Two years after a devastating currency crisis that brought on a recession and spurred an exodus of foreign investment, the lira was close to halving in value from the beginning of 2018.
As the currency blew through records against both the dollar and euro, Turks worried about diminished earning and spending power, and lower standards of living in a country accustomed to free trade and travel.
“It’s hitting people in every sense,” said Hasmet, 35, a software developer in the western city of Izmir.
“Without finding balance between income and costs, without the means and education to develop yourself constantly, you will end up living and retiring with average or lower standards.”
The lira fell as much as 3.5 percent to a historic low of 7.31 against the dollar before trading at 7.267 at 14.42 GMT.

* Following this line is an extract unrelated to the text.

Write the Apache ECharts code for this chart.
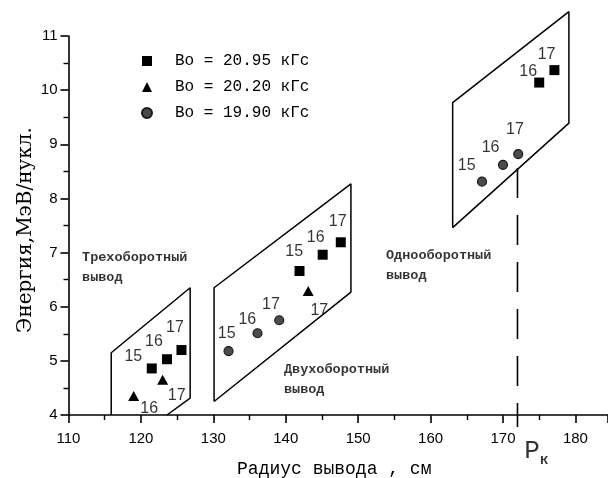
<!DOCTYPE html>
<html>
<head>
<meta charset="utf-8">
<script src="https://cdn.jsdelivr.net/npm/echarts@6/dist/echarts.min.js"></script>
<style>html,body{margin:0;padding:0;background:#fff}#c{width:608px;height:478px}</style>
</head>
<body>
<div id="c"></div>
<script>
// Series names
const seriesNames = ['Bo = 20.95 кГс', 'Bo = 20.20 кГс', 'Bo = 19.90 кГс'];
// Data points [radius cm, energy MeV/nucl]
const squares = [[121.5,4.86],[123.6,5.03],[125.6,5.20],[141.9,6.66],[145.1,6.96],[147.6,7.19],[175.0,10.14],[177.1,10.37]];
const triangles = [[119.0,4.35],[123.0,4.65],[143.1,6.29]];
const circles = [[132.1,5.18],[136.1,5.51],[139.1,5.75],[167.1,8.31],[170.0,8.62],[172.1,8.82]];
// Extraction regions (outlines)
const region3turn = [[115.9,4.0],[115.9,5.15],[126.8,6.35],[126.8,4.31],[123.6,4.0]];
const region2turn = [[130.1,4.25],[130.1,6.35],[149.0,8.27],[149.0,6.27],[130.1,4.25]];
const region1turn = [[163.05,7.46],[163.05,9.77],[179.1,11.45],[179.1,9.39],[163.05,7.46]];
// Critical radius line
const rkLine = [[172.0,8.56],[172.0,3.78]];
// Harmonic number labels [text, x, y]
const numLabels = [
  ['15',118.95,5.08],['16',121.8,5.36],['17',124.7,5.62],
  ['16',121.15,4.12],['17',124.94,4.36],
  ['15',141.17,7.02],['16',144.13,7.28],['17',147.17,7.57],
  ['17',144.63,5.93],
  ['15',131.84,5.50],['16',134.69,5.77],['17',137.96,6.03],
  ['16',173.48,10.34],['17',176.02,10.65],
  ['15',164.98,8.61],['16',168.29,8.93],['17',171.65,9.28]
];
// Region annotations [text, x, y] (top-left anchor)
const notes = [
  ['Трехоборотный\nвывод',111.87,7.085],
  ['Двухоборотный\nвывод',139.75,5.016],
  ['Однооборотный\nвывод',153.84,7.12]
];
const rkLabel = [174.6,3.33];
// Axis settings
const xMin = 110, xMax = 184.5, xStep = 10;
const yMin = 4, yMax = 11, yStep = 1;
const xTitle = 'Радиус вывода , см';
const yTitle = 'Энергия,МэВ/нукл.';

const chart = echarts.init(document.getElementById('c'), null, {renderer:'canvas'});
const mono = "'Liberation Mono','DejaVu Sans Mono',monospace";
const sans = "'Liberation Sans',Arial,sans-serif";
const serif = "'DejaVu Serif','Liberation Serif',serif";
const axisCommon = {
  axisLine:{show:true,onZero:false,lineStyle:{color:'#000',width:1.6}},
  axisTick:{show:true,inside:false,length:8,lineStyle:{color:'#000',width:1.6}},
  minorTick:{show:true,splitNumber:2,length:5,lineStyle:{color:'#000',width:1.4}},
  splitLine:{show:false},
  minorSplitLine:{show:false}
};
const outline = (d) => ({type:'line',data:d,symbol:'none',clip:false,silent:true,
  lineStyle:{color:'#000',width:1.5},z:2});

chart.setOption({
  animation:false,
  backgroundColor:'#fff',
  grid:{left:68.5,right:0,top:36,bottom:63,containLabel:false,outerBoundsMode:'none'},
  xAxis:Object.assign({type:'value',min:xMin,max:xMax,interval:xStep,
    name:xTitle,nameLocation:'middle',nameGap:45,
    nameTextStyle:{fontFamily:mono,fontSize:18,color:'#000',padding:[0,8,0,0]},
    axisLabel:{color:'#000',fontFamily:sans,fontSize:15,margin:16,showMaxLabel:false,
      formatter:(v)=> (v%10===0? String(v):'')}
  },axisCommon),
  yAxis:Object.assign({type:'value',min:yMin,max:yMax,interval:yStep,
    name:yTitle,nameLocation:'middle',nameGap:33,nameMoveOverlap:false,
    nameTextStyle:{fontFamily:serif,fontSize:20,color:'#000',padding:[0,9,0,0]},
    axisLabel:{color:'#000',fontFamily:sans,fontSize:15,margin:11}
  },axisCommon),
  legend:{
    data:seriesNames,orient:'vertical',left:136,top:48,itemWidth:10,itemHeight:10,itemGap:10,
    textStyle:{fontFamily:mono,fontSize:16,color:'#000',lineHeight:16,padding:[0,0,0,18]},
    selectedMode:false
  },
  series:[
    outline(region3turn),outline(region2turn),outline(region1turn),
    {type:'line',data:rkLine,symbol:'none',clip:false,silent:true,
      lineStyle:{color:'#000',width:1.6,type:[30,17]},z:2},
    {name:seriesNames[0],type:'scatter',data:squares,symbol:'rect',symbolSize:10,
      itemStyle:{color:'#000',opacity:1},z:5},
    {name:seriesNames[1],type:'scatter',data:triangles,symbol:'triangle',symbolSize:[11,10],
      itemStyle:{color:'#000',opacity:1},z:5},
    {name:seriesNames[2],type:'scatter',data:circles,symbol:'circle',symbolSize:9,
      itemStyle:{color:'#4a4a4a',borderColor:'#1a1a1a',borderWidth:1.2,opacity:1},z:5},
    {type:'scatter',silent:true,symbolSize:0,clip:false,z:6,
      data:numLabels.map(l=>({value:[l[1],l[2]],name:l[0]})),
      itemStyle:{color:'rgba(0,0,0,0)'},
      label:{show:true,position:'inside',formatter:p=>p.name,color:'#000',
        fontFamily:sans,fontSize:16}},
    {type:'scatter',silent:true,symbolSize:0,clip:false,z:6,
      data:notes.map(l=>({value:[l[1],l[2]],name:l[0]})),
      itemStyle:{color:'rgba(0,0,0,0)'},
      label:{show:true,position:[0,0],align:'left',verticalAlign:'top',formatter:p=>p.name,
        color:'#000',fontFamily:mono,fontWeight:'bold',fontSize:13.5,lineHeight:20}},
    {type:'scatter',silent:true,symbolSize:0,clip:false,z:6,
      data:[{value:rkLabel,name:'P'}],
      itemStyle:{color:'rgba(0,0,0,0)'},
      label:{show:true,position:'inside',formatter:'{p|P}{k|к}',
        rich:{p:{fontFamily:mono,fontSize:26,color:'#000',verticalAlign:'bottom'},
              k:{fontFamily:mono,fontSize:14,fontWeight:'bold',color:'#000',verticalAlign:'bottom',padding:[0,0,-3,0]}}}}
  ]
});
</script>
</body>
</html>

Among the worst emerging-market performers this year, it has lost 18 percent despite the dollar’s weakness in recent weeks.
As Istanbul’s main share index dropped as much as 4.8 percent, the currency also touched a record of 8.6370 versus the euro and has shed 13 percent since the start of June against that currency.
Non-commodity imports are often euro-denominated, raising an inflation risk for Turkey after a year of aggressive interest rate cuts that drove real interest rates deeply negative. The policy rate is 8.25 percent, while annual inflation is 11.8 percent.
Interest rate hike?
Money market traders raised bets the central bank would soon increase rates despite what is seen as pressure from President Tayyip Erdogan for cheap credit.
“We are a country that, politically, does not like interest rates so we do not anticipate a rate hike unless there is no other option,” said a treasury department official at one bank.
Raising the stakes, data and the calculations of traders show that the central bank and state banks have sold some $110bn since last year, including an acceleration in recent weeks, to stabilise the lira.
Some analysts say such interventions could lose steam as the central bank’s reserves continue to run thin, prompting further lira depreciation and a ballooning current account deficit.
Ankara’s search for foreign funding has had only limited success with a swap-line deal with Qatar.
“The selloff is far from over and is clear evidence that the strategy based on offsetting low interest rates with costly FX interventions is falling apart,” said Piotr Matys, senior strategist at Rabobank.
The central bank “has to seriously consider a rate hike to prevent a full-scale currency crisis”.
Implied volatility gauges climbed and the one-week measure hit a three-month high, while sovereign dollar bonds extended losses on Thursday.